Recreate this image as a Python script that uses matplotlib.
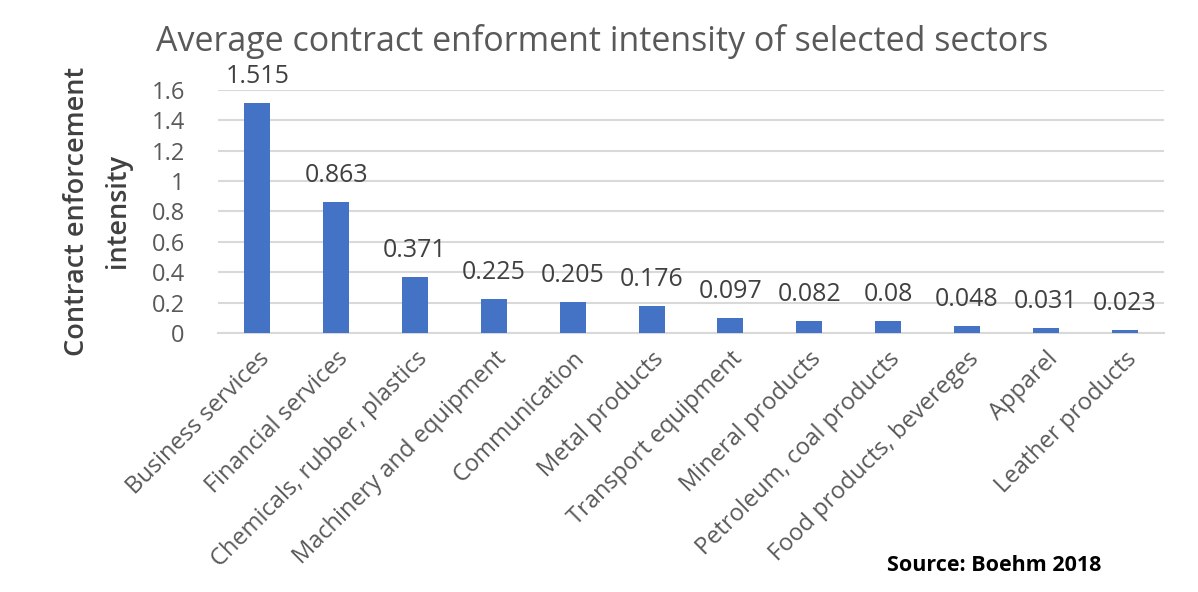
import numpy as np
import matplotlib.pyplot as plt

sectors = ["Business services", "Financial services", "Chemicals, rubber, plastics",
           "Machinery and equipment", "Communication", "Metal products",
           "Transport equipment", "Mineral products", "Petroleum, coal products",
           "Food products, bevereges", "Apparel", "Leather products"]
intensity = [1.515, 0.863, 0.371, 0.225, 0.205, 0.176, 0.097, 0.082, 0.08, 0.048, 0.031, 0.023]
value_labels = ["1.515", "0.863", "0.371", "0.225", "0.205", "0.176", "0.097", "0.082",
                "0.08", "0.048", "0.031", "0.023"]
yticks = [0, 0.2, 0.4, 0.6, 0.8, 1.0, 1.2, 1.4, 1.6]
ytick_labels = ["0", "0.2", "0.4", "0.6", "0.8", "1", "1.2", "1.4", "1.6"]

plt.rcParams['font.family'] = ['Open Sans', 'DejaVu Sans']

fig = plt.figure(figsize=(11.98, 5.92), dpi=100)
ax = fig.add_axes([0.182, 0.4375, 0.7896, 0.4105])

x = np.arange(len(sectors))
ax.bar(x, intensity, width=0.33, color='#4472C4', zorder=3)

# value labels above each bar
for xi, v, lab in zip(x, intensity, value_labels):
    ax.annotate(lab, (xi, v), xytext=(0, 10), textcoords='offset points',
                ha='center', va='bottom', fontsize=18, color='#404040', clip_on=False)

ax.set_xlim(-0.5, len(sectors) - 0.5)
ax.set_ylim(0, 1.6)
ax.set_yticks(yticks)
ax.set_yticklabels(ytick_labels)
ax.set_xticks(x)
ax.set_xticklabels(sectors, rotation=45, ha='right', rotation_mode='anchor')
ax.tick_params(axis='x', length=0, pad=10, labelsize=17, labelcolor='#595959')
ax.tick_params(axis='y', length=0, pad=24, labelsize=17, labelcolor='#595959')

ax.grid(axis='y', color='#d9d9d9', linewidth=1.5, zorder=0)
for s in ['top', 'right', 'left']:
    ax.spines[s].set_visible(False)
ax.spines['bottom'].set_color('#d9d9d9')
ax.spines['bottom'].set_linewidth(1.5)

ax.set_ylabel("Contract enforcement\nintensity", fontsize=19.5, color='#404040',
              fontweight='semibold', linespacing=1.6, labelpad=14)

fig.text(0.503, 0.93, "Average contract enforment intensity of selected sectors",
         ha='center', va='center', fontsize=24.5, color='#595959')
fig.text(0.83, 0.045, "Source: Boehm 2018", ha='center', va='center',
         fontsize=15.5, fontweight='bold', color='black')

fig.savefig("out.png", dpi=100)
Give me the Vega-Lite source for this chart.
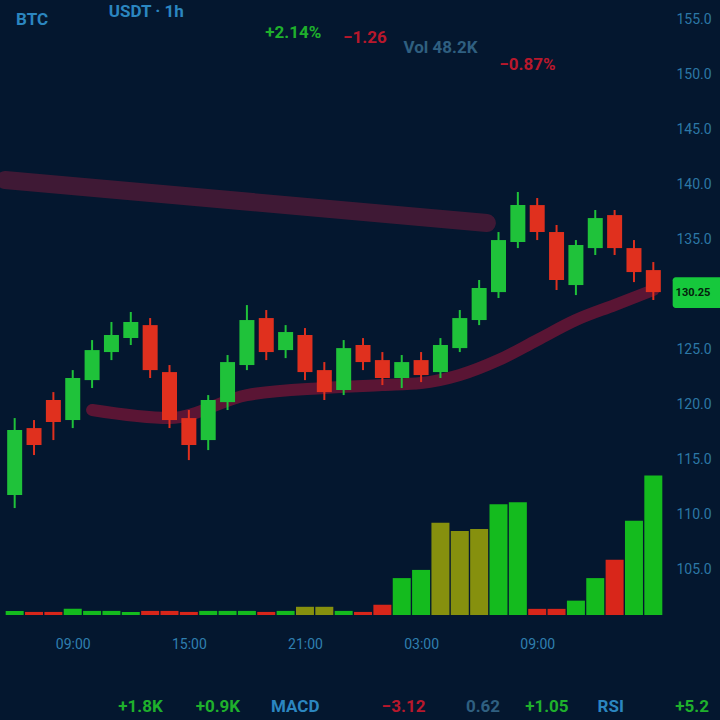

INSTRUCTIONS FOR THE TASK
Your task is to reproduce all of the material exactly. The pictures stay out.

REPLY TO THE EXERCISE
Recreate this image as a Python script that uses matplotlib.
import numpy as np
import matplotlib.pyplot as plt

sectors = ["Business services", "Financial services", "Chemicals, rubber, plastics",
           "Machinery and equipment", "Communication", "Metal products",
           "Transport equipment", "Mineral products", "Petroleum, coal products",
           "Food products, bevereges", "Apparel", "Leather products"]
intensity = [1.515, 0.863, 0.371, 0.225, 0.205, 0.176, 0.097, 0.082, 0.08, 0.048, 0.031, 0.023]
value_labels = ["1.515", "0.863", "0.371", "0.225", "0.205", "0.176", "0.097", "0.082",
                "0.08", "0.048", "0.031", "0.023"]
yticks = [0, 0.2, 0.4, 0.6, 0.8, 1.0, 1.2, 1.4, 1.6]
ytick_labels = ["0", "0.2", "0.4", "0.6", "0.8", "1", "1.2", "1.4", "1.6"]

plt.rcParams['font.family'] = ['Open Sans', 'DejaVu Sans']

fig = plt.figure(figsize=(11.98, 5.92), dpi=100)
ax = fig.add_axes([0.182, 0.4375, 0.7896, 0.4105])

x = np.arange(len(sectors))
ax.bar(x, intensity, width=0.33, color='#4472C4', zorder=3)

# value labels above each bar
for xi, v, lab in zip(x, intensity, value_labels):
    ax.annotate(lab, (xi, v), xytext=(0, 10), textcoords='offset points',
                ha='center', va='bottom', fontsize=18, color='#404040', clip_on=False)

ax.set_xlim(-0.5, len(sectors) - 0.5)
ax.set_ylim(0, 1.6)
ax.set_yticks(yticks)
ax.set_yticklabels(ytick_labels)
ax.set_xticks(x)
ax.set_xticklabels(sectors, rotation=45, ha='right', rotation_mode='anchor')
ax.tick_params(axis='x', length=0, pad=10, labelsize=17, labelcolor='#595959')
ax.tick_params(axis='y', length=0, pad=24, labelsize=17, labelcolor='#595959')

ax.grid(axis='y', color='#d9d9d9', linewidth=1.5, zorder=0)
for s in ['top', 'right', 'left']:
    ax.spines[s].set_visible(False)
ax.spines['bottom'].set_color('#d9d9d9')
ax.spines['bottom'].set_linewidth(1.5)

ax.set_ylabel("Contract enforcement\nintensity", fontsize=19.5, color='#404040',
              fontweight='semibold', linespacing=1.6, labelpad=14)

fig.text(0.503, 0.93, "Average contract enforment intensity of selected sectors",
         ha='center', va='center', fontsize=24.5, color='#595959')
fig.text(0.83, 0.045, "Source: Boehm 2018", ha='center', va='center',
         fontsize=15.5, fontweight='bold', color='black')

fig.savefig("out.png", dpi=100)
Give me the Vega-Lite source for this chart.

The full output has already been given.